TASK PROMPT
Nothing after the line with "const seriesStartEV = [601.25, 585, 568.5, 556.25];" belongs in the copy; extract the lines below from the top through that line, pictures left out.
----- ENTRIES
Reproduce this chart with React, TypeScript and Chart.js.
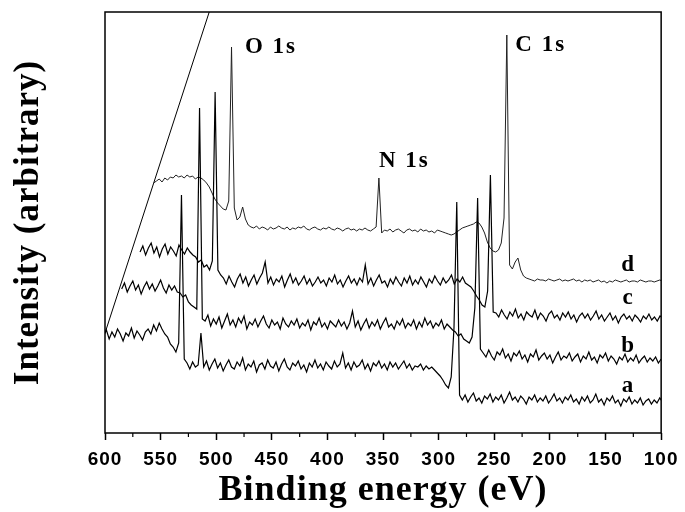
import { useEffect, useRef } from 'react';
import { Chart, registerables } from 'chart.js';

Chart.register(...registerables);

// ---- data ----
const ENERGY_STEP = 2.5; // eV between recorded points
const seriesNames = ['a', 'b', 'c', 'd'];
// displayed start energy of each (offset) spectrum
const seriesStartEV = [601.25, 585, 568.5, 556.25];

const intensityA = [
  97, 103, 94, 101, 96, 104, 99, 92, 100, 97, 105, 95, 102, 98, 93, 101, 104, 99,
  108, 102, 110, 104, 99,
  96, 89, 86, 81, 90,
  238,
  74,
  70, 64, 71, 66, 68,
  100,
  66, 72, 63, 69, 74, 65, 70, 62, 68, 73,
  66, 64, 71, 67, 75, 63, 69, 66, 72, 61,
  68, 70, 64, 73, 67, 65, 71, 62, 69, 74,
  66, 63, 70, 67, 72, 64, 68, 61, 70, 66,
  73, 65, 69, 63, 71, 67, 64, 72, 66, 69,
  80, 65, 70, 63, 71, 66, 68, 73, 64, 69,
  62, 70, 67, 72, 65, 69, 63, 71, 66, 70,
  64, 68, 72, 65, 69, 63, 67,
  66, 69, 63, 67, 64, 66,
  63, 60, 57, 53, 48, 45, 56, 105, 231, 38,
  33, 38, 31, 36, 40, 32, 35, 30, 37, 34,
  39, 31, 36, 33, 38, 30, 35, 41, 33, 36,
  31, 37, 34, 29, 36, 33, 38, 31, 35, 32,
  37, 30, 34, 39, 32, 35, 30, 36, 33, 38,
  31, 34, 29, 36, 32, 37, 30, 33, 39, 31,
  34, 28, 35, 32, 37, 30, 33, 27, 34, 31,
  36, 29, 33, 30, 35, 28, 32, 34, 29, 33,
  30, 35, 31,
];

const intensityB = [
  144, 150, 141, 147, 152, 143, 148, 139, 146, 151, 144, 149, 142, 147, 153, 145, 140, 148, 143, 147, 141,
  140, 136, 138, 131, 128, 126, 124,
  325,
  114,
  112, 118, 107, 114, 109, 116, 105, 112, 119, 108,
  113, 106, 115, 110, 117, 104, 111, 108, 114, 106,
  112, 117, 109, 105, 113, 108, 111, 104, 115, 109,
  106, 112, 108, 114, 105, 110, 107, 113, 103, 111,
  108, 115, 106, 110, 104, 112, 109, 106, 113, 107,
  111, 104, 110, 122, 106, 112, 103, 109, 114, 105,
  111, 107, 113, 104, 110, 115, 106, 109, 104, 112,
  108, 114, 105, 110, 107, 113, 104, 111, 106, 115,
  108, 112, 105, 110, 107, 113, 104, 109, 106,
  103, 101, 97, 99, 94, 92, 90, 96, 125, 235, 84,
  80, 76, 83, 77, 73, 81, 78, 84, 75, 79,
  72, 80, 77, 82, 74, 78, 71, 79, 76, 83,
  73, 77, 80, 74, 78, 70, 76, 81, 73, 77,
  75, 80, 72, 76, 79, 71, 77, 74, 81, 73,
  76, 70, 78, 75, 80, 72, 77, 74, 69, 76,
  73, 79, 71, 75, 72, 78, 70, 74, 77, 71,
  75, 72, 76, 70, 74,
];

const intensityC = [
  181, 187, 178, 185, 190, 180, 186, 176, 184, 189, 179, 186, 182, 177, 188, 183, 179, 185, 181, 178,
  176, 171, 173, 166, 168, 163, 172, 341, 163, 158,
  155, 149, 157, 151, 146, 154, 159, 150, 156, 147,
  153, 158, 149, 155, 160, 171, 150, 156, 148, 154,
  151, 157, 146, 153, 159, 150, 155, 148, 152, 157,
  149, 154, 147, 151, 156, 150, 153, 147, 155, 151,
  158, 149, 153, 146, 152, 157, 150, 154, 148, 155,
  151, 168, 149, 155, 147, 153, 158, 150, 152, 146,
  154, 149, 156, 151, 147, 155, 150, 157, 148, 153,
  149, 156, 151, 146, 154, 150, 157, 152, 148, 155,
  150, 153, 158, 149, 154, 151, 156, 150, 148,
  146, 142, 137, 133, 128, 126, 142, 258, 121,
  120, 116, 123, 118, 114, 121, 117, 124, 115, 119,
  113, 121, 118, 116, 123, 114, 120, 117, 112, 119,
  122, 115, 118, 113, 120, 116, 121, 114, 118, 111,
  117, 120, 115, 119, 113, 117, 122, 114, 118, 112,
  116, 120, 113, 117, 110, 116, 119, 114, 117, 112,
  118, 115, 111, 117, 114, 119, 113, 116, 112, 117,
  115,
];

const intensityD = [
  250,
  252, 254, 251, 255, 253, 256, 255, 258, 256, 257, 255, 258, 256, 257, 254, 256, 255, 253,
  250, 246, 240, 234, 230, 227, 224, 223, 232, 386, 225, 213, 216, 226, 214, 208,
  206, 205, 207, 204, 206, 205, 203, 206, 204, 205,
  207, 205, 204, 206, 203, 205, 204, 206, 205, 207,
  204, 203, 205, 206, 204, 203, 205, 204, 206, 204,
  203, 205, 204, 202, 204, 205, 203, 204, 202, 204,
  203, 205, 203, 202, 204,
  206, 255, 200, 203,
  202, 204, 201, 203, 204, 202, 200, 203, 204, 202, 203, 201, 204, 202, 203, 201, 202, 200, 203,
  202, 201, 200, 199, 198, 199, 201, 203, 205, 206, 207, 208, 209, 211, 210, 206, 200, 191, 185, 182, 181, 183, 190, 215, 398,
  168, 164, 171, 175, 163, 157, 155,
  154, 153, 152, 154, 153, 153, 152, 154, 153, 152,
  153, 154, 152, 153, 152, 153, 154, 152, 153, 151,
  153, 152, 153, 151, 152, 153, 151, 152, 150, 152,
  151, 153, 152, 151, 152, 153, 151, 152, 152, 151,
  153, 152, 151, 152, 152, 151, 152, 153, 152,
];

const seriesIntensities = [intensityA, intensityB, intensityC, intensityD];

// perspective edge line
const edgeLineEV = [600, 506.3];
const edgeLineLevel = [100, 421];

// axis
const xMinEV = 100;
const xMaxEV = 600;
const xMajorStep = 50;
const minorTickEV = [575, 525, 475, 425, 375, 325, 275, 225, 175, 125];
const yMinLevel = 0;
const yMaxLevel = 421;

// annotations
const peakLabels = ['O 1s', 'N 1s', 'C 1s'];
const peakLabelEV = [450.8, 330.9, 208.3];
const peakLabelLevel = [386, 272, 388];
const seriesLabelEV = [129.3, 129.3, 129.3, 129.3];
const seriesLabelLevel = [47, 87, 135, 168];

const xTitle = 'Binding energy (eV)';
const yTitle = 'Intensity (arbitrary)';

function buildPoints(start: number, values: number[]) {
  return values.map((v, i) => ({ x: start - ENERGY_STEP * i, y: v }));
}

const spacingPlugin = {
  id: 'letterSpacing',
  beforeDraw(chart: any) {
    chart.ctx.letterSpacing = '1px';
  },
  afterDraw(chart: any) {
    chart.ctx.letterSpacing = '0px';
  },
};

const decorPlugin = {
  id: 'decor',
  afterDraw(chart: any) {
    const { ctx, chartArea, scales } = chart;
    ctx.save();
    ctx.strokeStyle = '#000';
    ctx.lineWidth = 1.5;
    ctx.strokeRect(chartArea.left, chartArea.top, chartArea.right - chartArea.left, chartArea.bottom - chartArea.top);
    ctx.lineWidth = 1.2;
    minorTickEV.forEach((ev) => {
      const x = scales.x.getPixelForValue(ev);
      ctx.beginPath();
      ctx.moveTo(x, chartArea.bottom);
      ctx.lineTo(x, chartArea.bottom + 4);
      ctx.stroke();
    });
    ctx.fillStyle = '#000';
    ctx.letterSpacing = '2px';
    ctx.font = 'bold 23px "Liberation Serif"';
    ctx.textAlign = 'center';
    ctx.textBaseline = 'middle';
    peakLabels.forEach((t, i) => {
      ctx.fillText(t, scales.x.getPixelForValue(peakLabelEV[i]), scales.y.getPixelForValue(peakLabelLevel[i]));
    });
    seriesNames.forEach((t, i) => {
      ctx.fillText(t, scales.x.getPixelForValue(seriesLabelEV[i]), scales.y.getPixelForValue(seriesLabelLevel[i]));
    });
    ctx.restore();
  },
};

export default function App() {
  const canvasRef = useRef<HTMLCanvasElement | null>(null);

  useEffect(() => {
    document.body.style.margin = '0';
    const canvas = canvasRef.current;
    if (!canvas) return;

    const datasets: any[] = seriesNames.map((name, k) => ({
      label: name,
      data: buildPoints(seriesStartEV[k], seriesIntensities[k]),
      borderColor: k === 3 ? '#222' : '#000',
      borderWidth: k === 3 ? 1 : 1.2,
      pointRadius: 0,
      tension: 0,
      fill: false,
    }));
    datasets.push({
      label: 'edge',
      data: edgeLineEV.map((x, i) => ({ x, y: edgeLineLevel[i] })),
      borderColor: '#000',
      borderWidth: 1,
      pointRadius: 0,
      tension: 0,
      fill: false,
    });

    const chart = new Chart(canvas, {
      type: 'line',
      data: { datasets },
      options: {
        animation: false,
        responsive: false,
        events: [],
        layout: { padding: { top: 12, right: 17, left: 0, bottom: 0 } },
        plugins: {
          legend: { display: false },
          tooltip: { enabled: false },
        },
        scales: {
          x: {
            type: 'linear',
            reverse: true,
            min: xMinEV,
            max: xMaxEV,
            afterFit: (scale: any) => {
              scale.height = 79;
            },
            border: { display: false },
            grid: {
              display: true,
              drawOnChartArea: false,
              drawTicks: true,
              tickLength: 7,
              color: '#000',
              tickColor: '#000',
              tickWidth: 1.5,
            },
            ticks: {
              stepSize: xMajorStep,
              color: '#000',
              padding: 8,
              maxRotation: 0,
              autoSkip: false,
              font: { family: '"Liberation Sans", Arial, sans-serif', size: 19, weight: 'bold' },
            },
            title: {
              display: true,
              text: xTitle,
              color: '#000',
              padding: { top: 0, bottom: 0 },
              font: { family: '"Liberation Serif", "Times New Roman", serif', size: 36, weight: 'bold' },
            },
          },
          y: {
            type: 'linear',
            min: yMinLevel,
            max: yMaxLevel,
            afterFit: (scale: any) => {
              scale.width = 105;
            },
            border: { display: false },
            grid: { display: false },
            ticks: { display: false },
            title: {
              display: true,
              text: yTitle,
              color: '#000',
              padding: { top: 8, bottom: 0 },
              font: { family: '"Liberation Serif", "Times New Roman", serif', size: 35, weight: 'bold' },
            },
          },
        },
      },
      plugins: [spacingPlugin, decorPlugin],
    } as any);

    return () => chart.destroy();
  }, []);

  return (
    <div style={{ width: 685, height: 512 }}>
      <canvas ref={canvasRef} width={685} height={512} style={{ display: 'block' }} />
    </div>
  );
}
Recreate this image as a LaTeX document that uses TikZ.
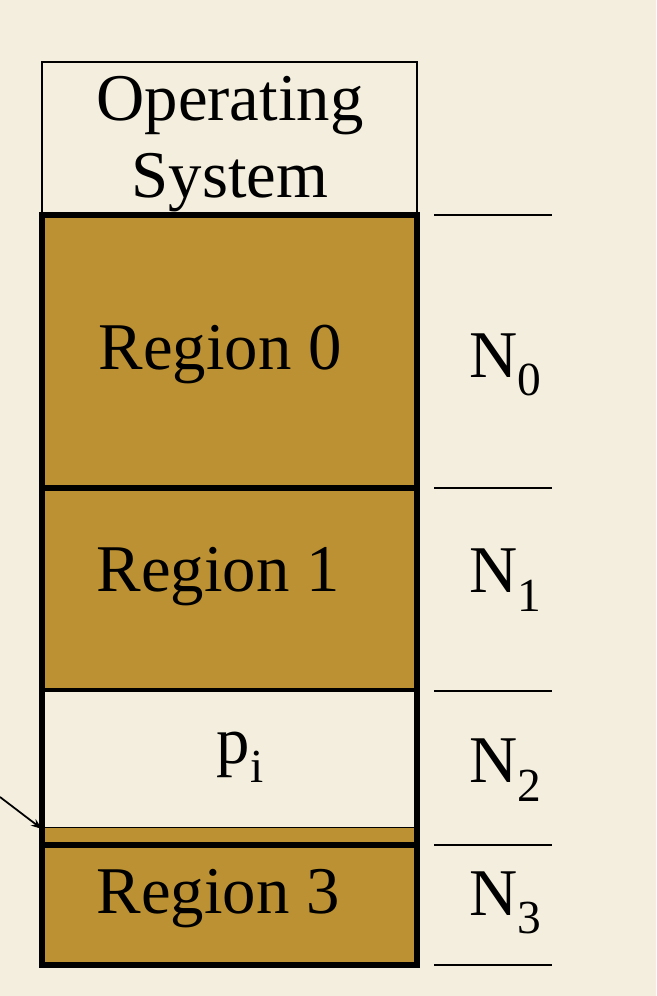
\documentclass[tikz,border=0pt]{standalone}
\usepackage{fontspec}
\setmainfont{Liberation Serif}
\newfontfamily\timesfont{Liberation Serif}
\usepackage{tikz}
\usetikzlibrary{arrows.meta,positioning}
\definecolor{paper}{HTML}{F3EEDD}
\definecolor{gold}{HTML}{BC9133}
\newcommand{\lowsub}[1]{\raisebox{-0.28em}{\fontsize{27}{27}\selectfont #1}}

\begin{document}
\begin{tikzpicture}[
    x=0.02cm, y=-0.02cm,
    big/.style={font=\timesfont\fontsize{38}{44}\selectfont, align=center, inner sep=0pt},
    region/.style={draw, line width=3.2pt, fill=gold},
    hole/.style={draw, line width=1pt, fill=paper},
    bound/.style={line width=1pt},
    ptr/.style={-{Stealth[length=2.2mm,width=1.6mm]}, line width=1pt}
]
\fill[paper] (0,0) rectangle (656,996);
\useasboundingbox (0,0) rectangle (656,996);
% memory partitions
\draw[hole] (42,62) rectangle (417,215);
\draw[region] (42,215) rectangle (417,488);
\draw[region] (42,488) rectangle (417,691);
\draw[hole] (42,691) rectangle (417,828);
\fill[gold] (42,828) rectangle (417,845);
\draw[region] (42,845) rectangle (417,965);
\draw[line width=3.2pt] (42,691) -- (42,845) (417,691) -- (417,845);
\node[big] (os) at (230,144) {Operating\\System};
\node[big] (r0) at (220,355) {Region 0};
\node[big] (r1) at (218,577) {Region 1};
\node[big] (pi) at (240,757) {p\lowsub{i}};
\node[big] (r3) at (218,899) {Region 3};
% sizes
\foreach \y in {215,488,691,845,965}
  \draw[bound] (434,\y) -- (552,\y);
\node[big] (n0) at (505,365) {N\lowsub{0}};
\node[big] (n1) at (505,580) {N\lowsub{1}};
\node[big] (n2) at (505,770) {N\lowsub{2}};
\node[big] (n3) at (505,903) {N\lowsub{3}};
\coordinate (tail) at (0,797);
\coordinate (gap) at (42,829);
\draw[ptr] (tail) -- (gap);
\end{tikzpicture}
\end{document}
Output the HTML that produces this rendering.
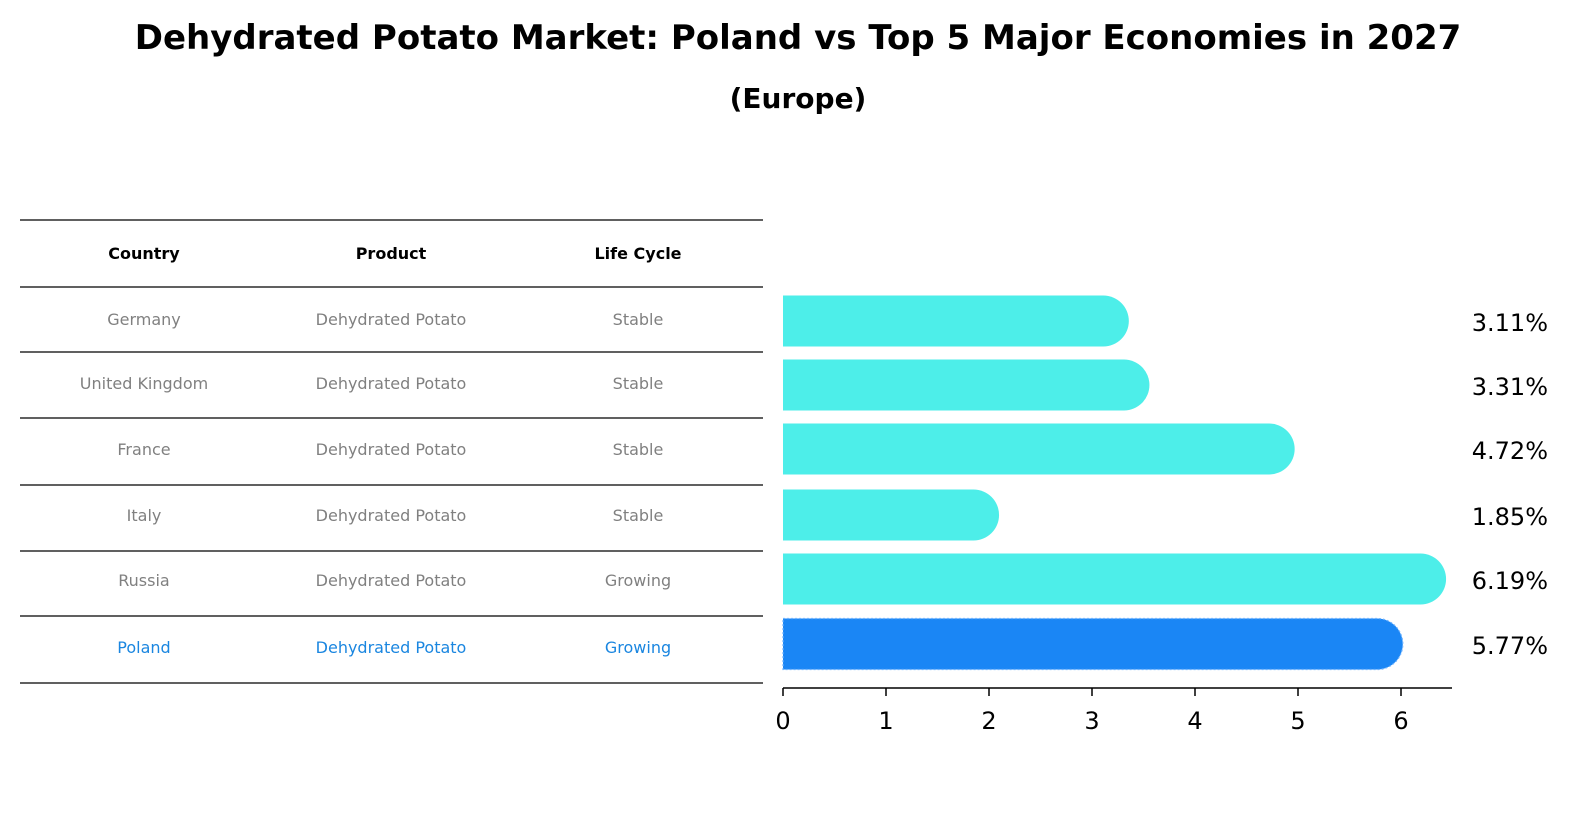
<!DOCTYPE html>
<html><head><meta charset="utf-8"><style>
body{margin:0;background:#fff;font-family:"Liberation Sans","DejaVu Sans",sans-serif;}
</style></head><body>
<svg width="1586" height="823" xmlns="http://www.w3.org/2000/svg" font-family="DejaVu Sans, Liberation Sans, sans-serif">
<text x="798" y="49" text-anchor="middle" font-size="34" font-weight="bold">Dehydrated Potato Market: Poland vs Top 5 Major Economies in 2027</text>
<text x="798" y="108" text-anchor="middle" font-size="28" font-weight="bold">(Europe)</text>
<g id="table"></g>
<g id="bars"></g>
</svg>
<script>
const countries=["Germany","United Kingdom","France","Italy","Russia","Poland"];
const products=["Dehydrated Potato","Dehydrated Potato","Dehydrated Potato","Dehydrated Potato","Dehydrated Potato","Dehydrated Potato"];
const lifeCycles=["Stable","Stable","Stable","Stable","Growing","Growing"];
const values=[3.11,3.31,4.72,1.85,6.19,5.77];
const ticks=[0,1,2,3,4,5,6];
const NS="http://www.w3.org/2000/svg";
function mk(tag,attrs,parent,text){const e=document.createElementNS(NS,tag);for(const k in attrs)e.setAttribute(k,attrs[k]);if(text!==undefined)e.textContent=text;parent.appendChild(e);return e;}
const tbl=document.getElementById('table'),bars=document.getElementById('bars');
// table
const lines=[220,287,352,418,485,551,616,683];
lines.forEach((y,i)=>{const l=mk('line',{x1:20,x2:763,y1:y,y2:y,stroke:'#000','stroke-width':1.2},tbl);

});
const colX=[144,391,638];
["Country","Product","Life Cycle"].forEach((h,i)=>{const t=mk('text',{x:colX[i],y:259,'text-anchor':'middle','font-size':16,'font-weight':'bold'},tbl,h);

});
const rowY=[321,385,451,517,582,649];
countries.forEach((c,i)=>{const col=c==="Poland"?'#1a86e0':'#808080';
[c,products[i],lifeCycles[i]].forEach((v,j)=>{const t=mk('text',{x:colX[j],y:rowY[i]+4,'text-anchor':'middle','font-size':16,fill:col},tbl,v);

});});
// bars
const x0=783,ppu=103;const xs=v=>x0+v*ppu;
const barY=[321,385,449,515,579,644],bh=51,r=25.5;
values.forEach((v,i)=>{const isP=countries[i]==="Poland";const fill=isP?'#1a86f5':'#4deee9';
const y=barY[i]-bh/2,xe=xs(v);
const p=mk('path',{d:`M${x0},${y} H${xe} A${r},${r} 0 0 1 ${xe},${y+bh} H${x0} Z`,fill:fill},bars);
if(isP){p.setAttribute('stroke','#6fb3ff');p.setAttribute('stroke-dasharray','2,2');p.setAttribute('stroke-width','1.2');}


const t=mk('text',{x:1548,y:barY[i]+10,'text-anchor':'end','font-size':24},bars,v.toFixed(2)+'%');

});
const ax=mk('line',{x1:x0,x2:1452,y1:688,y2:688,stroke:'#000','stroke-width':1.5},bars);


ticks.forEach(t=>{const l=mk('line',{x1:xs(t),x2:xs(t),y1:688,y2:696,stroke:'#000','stroke-width':1.5},bars);


const tx=mk('text',{x:xs(t),y:729,'text-anchor':'middle','font-size':24},bars,String(t));

});
</script>
</body></html>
----------
TASK RESPONSE
Reproduce this chart with React, TypeScript and Chart.js.
import { useEffect, useRef } from 'react';
import { Chart, registerables } from 'chart.js';

Chart.register(...registerables);

// ---- data ----
const ENERGY_STEP = 2.5; // eV between recorded points
const seriesNames = ['a', 'b', 'c', 'd'];
// displayed start energy of each (offset) spectrum
const seriesStartEV = [601.25, 585, 568.5, 556.25];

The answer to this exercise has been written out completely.